Uncertainty about accommodation, food and the terrain faded with every mile uphill. Physically tougher than the Pyrenees due to the heat, not knowing when or if the hills would end was mentally exhausting at times also. In the end it was fine, finding hostels in tiny towns perched on the sides of mountains and water in natural springs in village squares. La Alpujarra is a beautiful area evoking comparisons to the Sperrins but hotter, scrubbier and much, much bigger!

Minging with sweat, snot, flies and pastry on another endless hill

Today I have been a fully fledged tourist, wandering around the castle with my backpack after queueing for ages for a ticket. Feeling like I was stuck in the mud and not making any progress wasn´t fun last week, so finally being one city closer is a relief. Last night I went out for tea and had 3 courses for a tenner, returning to the hostel only to cook a second dinner and go to bed.
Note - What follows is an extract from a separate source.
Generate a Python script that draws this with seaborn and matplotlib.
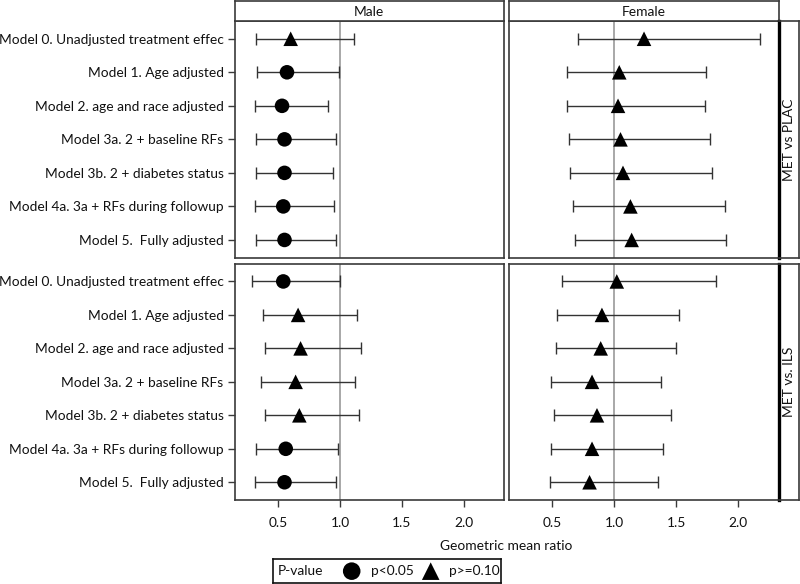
import matplotlib
matplotlib.use("Agg")
import matplotlib.pyplot as plt
import pandas as pd
import numpy as np
import seaborn as sns

sns.set_style("white")
plt.rcParams['font.family'] = ['Lato', 'DejaVu Sans']

MODELS = ["Model 0. Unadjusted treatment effec",
          "Model 1. Age adjusted",
          "Model 2. age and race adjusted",
          "Model 3a. 2 + baseline RFs",
          "Model 3b. 2 + diabetes status",
          "Model 4a. 3a + RFs during followup",
          "Model 5.  Fully adjusted"]
SEXES = ["Male", "Female"]
COMPARISONS = ["MET vs PLAC", "MET vs. ILS"]
SIG = "p<0.05"
NS = "p>=0.10"

# MET vs PLAC
male_plac_gmr = [0.60, 0.57, 0.53, 0.55, 0.55, 0.54, 0.55]
male_plac_lo = [0.32, 0.33, 0.31, 0.32, 0.32, 0.31, 0.32]
male_plac_hi = [1.11, 0.99, 0.90, 0.97, 0.94, 0.95, 0.97]
male_plac_p = [NS, SIG, SIG, SIG, SIG, SIG, SIG]
female_plac_gmr = [1.24, 1.04, 1.03, 1.05, 1.07, 1.13, 1.14]
female_plac_lo = [0.71, 0.62, 0.62, 0.63, 0.64, 0.67, 0.68]
female_plac_hi = [2.18, 1.74, 1.73, 1.77, 1.79, 1.89, 1.90]
female_plac_p = [NS] * 7

# MET vs ILS
male_ils_gmr = [0.54, 0.66, 0.68, 0.64, 0.67, 0.56, 0.55]
male_ils_lo = [0.29, 0.38, 0.39, 0.36, 0.39, 0.32, 0.31]
male_ils_hi = [1.00, 1.14, 1.17, 1.12, 1.15, 0.98, 0.97]
male_ils_p = [SIG, NS, NS, NS, NS, SIG, SIG]
female_ils_gmr = [1.02, 0.90, 0.89, 0.82, 0.86, 0.82, 0.80]
female_ils_lo = [0.58, 0.54, 0.53, 0.49, 0.51, 0.49, 0.48]
female_ils_hi = [1.82, 1.52, 1.50, 1.38, 1.46, 1.39, 1.35]
female_ils_p = [NS] * 7

XTICKS = [0.5, 1.0, 1.5, 2.0]

series = {
    ("MET vs PLAC", "Male"): (male_plac_gmr, male_plac_lo, male_plac_hi, male_plac_p),
    ("MET vs PLAC", "Female"): (female_plac_gmr, female_plac_lo, female_plac_hi, female_plac_p),
    ("MET vs. ILS", "Male"): (male_ils_gmr, male_ils_lo, male_ils_hi, male_ils_p),
    ("MET vs. ILS", "Female"): (female_ils_gmr, female_ils_lo, female_ils_hi, female_ils_p),
}

rows = []
for (comp, sex), (g, lo, hi, p) in series.items():
    for i, m in enumerate(MODELS):
        rows.append(dict(comparison=comp, sex=sex, model=m, row=i,
                         gmr=g[i], lo=lo[i], hi=hi[i], pvalue=p[i]))
df = pd.DataFrame(rows)

W, H = 800, 584
fig = plt.figure(figsize=(W / 100, H / 100), dpi=100)

def rect(x0, y0, x1, y1):
    return [x0 / W, 1 - y1 / H, (x1 - x0) / W, (y1 - y0) / H]

FRAME = "#3a3a3a"
TXT = "#111111"
FS = 9.9
col_x = [(234.7, 504.0), (508.7, 778.5)]
row_y = [(21.0, 257.7), (263.7, 500.0)]

for r, comp in enumerate(COMPARISONS):
    for c, sex in enumerate(SEXES):
        ax = fig.add_axes(rect(col_x[c][0], row_y[r][0], col_x[c][1], row_y[r][1]))
        sub = df[(df.comparison == comp) & (df.sex == sex)]
        ax.axvline(1.0, color="#9a9a9a", lw=1.2, zorder=1)
        ax.errorbar(sub.gmr, sub.row, xerr=[sub.gmr - sub.lo, sub.hi - sub.gmr],
                    fmt="none", ecolor="#333333", elinewidth=1.0,
                    capsize=4.5, capthick=1.0, zorder=2)
        sns.scatterplot(data=sub, x="gmr", y="row", style="pvalue",
                        markers={SIG: "o", NS: "^"}, style_order=[SIG, NS],
                        color="black", s=110, edgecolor="none", linewidth=0,
                        legend=False, ax=ax, zorder=3)
        ax.set_xlim(0.147, 2.326)
        ax.set_ylim(6.53, -0.53)
        ax.set_xlabel("")
        ax.set_ylabel("")
        ax.set_xticks(XTICKS)
        ax.set_yticks(range(len(MODELS)))
        for s in ax.spines.values():
            s.set_color(FRAME)
            s.set_linewidth(1.2)
        if c == 0:
            ax.set_yticklabels(MODELS, fontsize=FS, color=TXT)
            ax.tick_params(axis="y", left=True, length=5, width=1, color=FRAME, pad=3)
        else:
            ax.set_yticklabels([])
            ax.tick_params(axis="y", left=False)
        if r == 1:
            ax.set_xticklabels([f"{t:.1f}" for t in XTICKS], fontsize=FS, color=TXT)
            ax.tick_params(axis="x", bottom=True, length=5, width=1, color=FRAME, pad=7.5)
        else:
            ax.set_xticklabels([])
            ax.tick_params(axis="x", bottom=False)

# column strips
for c, sex in enumerate(SEXES):
    sax = fig.add_axes(rect(col_x[c][0], 0.5, col_x[c][1], 21.0))
    sax.set_xticks([]); sax.set_yticks([])
    for s in sax.spines.values():
        s.set_color(FRAME); s.set_linewidth(1.2)
    sax.text(0.5, 0.45, sex, ha="center", va="center", fontsize=FS, color=TXT,
             transform=sax.transAxes)

# row strips
for r, comp in enumerate(COMPARISONS):
    sax = fig.add_axes(rect(778.5, row_y[r][0], 799.3, row_y[r][1]))
    sax.set_xticks([]); sax.set_yticks([])
    for s in sax.spines.values():
        s.set_color(FRAME); s.set_linewidth(1.2)
    sax.spines["left"].set_color("black")
    sax.spines["left"].set_linewidth(2.4)
    sax.text(0.5, 0.5, comp, ha="center", va="center", rotation=90, fontsize=FS,
             color=TXT, transform=sax.transAxes)

fig.text(506.6 / W, 1 - 546 / H, "Geometric mean ratio", ha="center", va="center",
         fontsize=FS, color=TXT)

# legend box
lax = fig.add_axes(rect(272.7, 559.0, 500.7, 583.3))
lax.set_xlim(0, 228); lax.set_ylim(0, 24)
lax.set_xticks([]); lax.set_yticks([])
for s in lax.spines.values():
    s.set_color("#111111"); s.set_linewidth(1.2)
lax.text(5, 12, "P-value", ha="left", va="center", fontsize=FS, color=TXT)
lax.scatter([79], [12], marker="o", s=160, color="black", edgecolor="none")
lax.text(98, 12, "p<0.05", ha="left", va="center", fontsize=FS, color=TXT)
lax.scatter([158], [12], marker="^", s=160, color="black", edgecolor="none")
lax.text(176.5, 12, "p>=0.10", ha="left", va="center", fontsize=FS, color=TXT)

fig.savefig("out.png", dpi=100)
Eight slices of toast and a cup of sugary tea for breakfast this morning was matched by €20 being spent on a double lunch. I´m currently munching a pack of biscuits and looking forward to another 3 courses later. Perhaps confirmation of energy spent?

From the Alahambra gardens over the city of Granada

This week´s themes have been a mixture of James Vincent McMorrow and John Butler Trio.

Some more relaxing to be done then next stop Gibraltar.  Google says it´s 4 days away!


View from the Alahambra towards the Sierra Nevada mountains
Bye from Fatty!

Saturday 19 October 2013

Name of the Game

Life is good again!  I`ve done about 280 miles over the last 5 days and now I am relaxing in 30 degree heat in Valencia.  Getting on the bike and actually going somewhere has improved my mood massivly.  So much so that I wonder if I was slightly whiney in the last post...

I am here by choice and in the knowledge that it was never going to be easy.  I don`t apologise for the emotion of the last post but I am feeling slightly embarrassed!  Nevertheless it somehow engendered a rather large reaction from all sorts of people  and I am very thankful for all your kind words and support.

This week`s cycling has been mainly coast-hugging.  I used the sea as a navigation aid and kept close to it, finding some deserted roads as a result.

Lunch in Sitges, feeling very sophisticated as the Film Festival was in town

The same roads are pretty bouncy though, and after 1.5 rough days, things started to break.  On Wednesday afternoon my saddle fell apart, a pannier clip popped and I got a puncture.  In the space of 30mins.  In 30 degree heat with no shade.  A moment to savour!  I managed to fix it all with my bag of bits.  No jokes about being too fat for my saddle please!

I continued to cycle and eventually came to a place called Peniscola.  Here I was told of a road that ran through the Nature Reserve for 17km, was really beautiful and just for bikes.  Wonderful news!  I would find camping at the end of the road too, just in time for tea.  So off I pedalled and eventually found myself on an unsurfaced, rock-and-dust track.  Not the sort of place for a heavily laden touring bike!  By this point I had come down some pretty steep hills so resolved to push the bike to the end.  Bad Decision.  I was pushing till 8pm that evening, soaked in sweat and covered in dust.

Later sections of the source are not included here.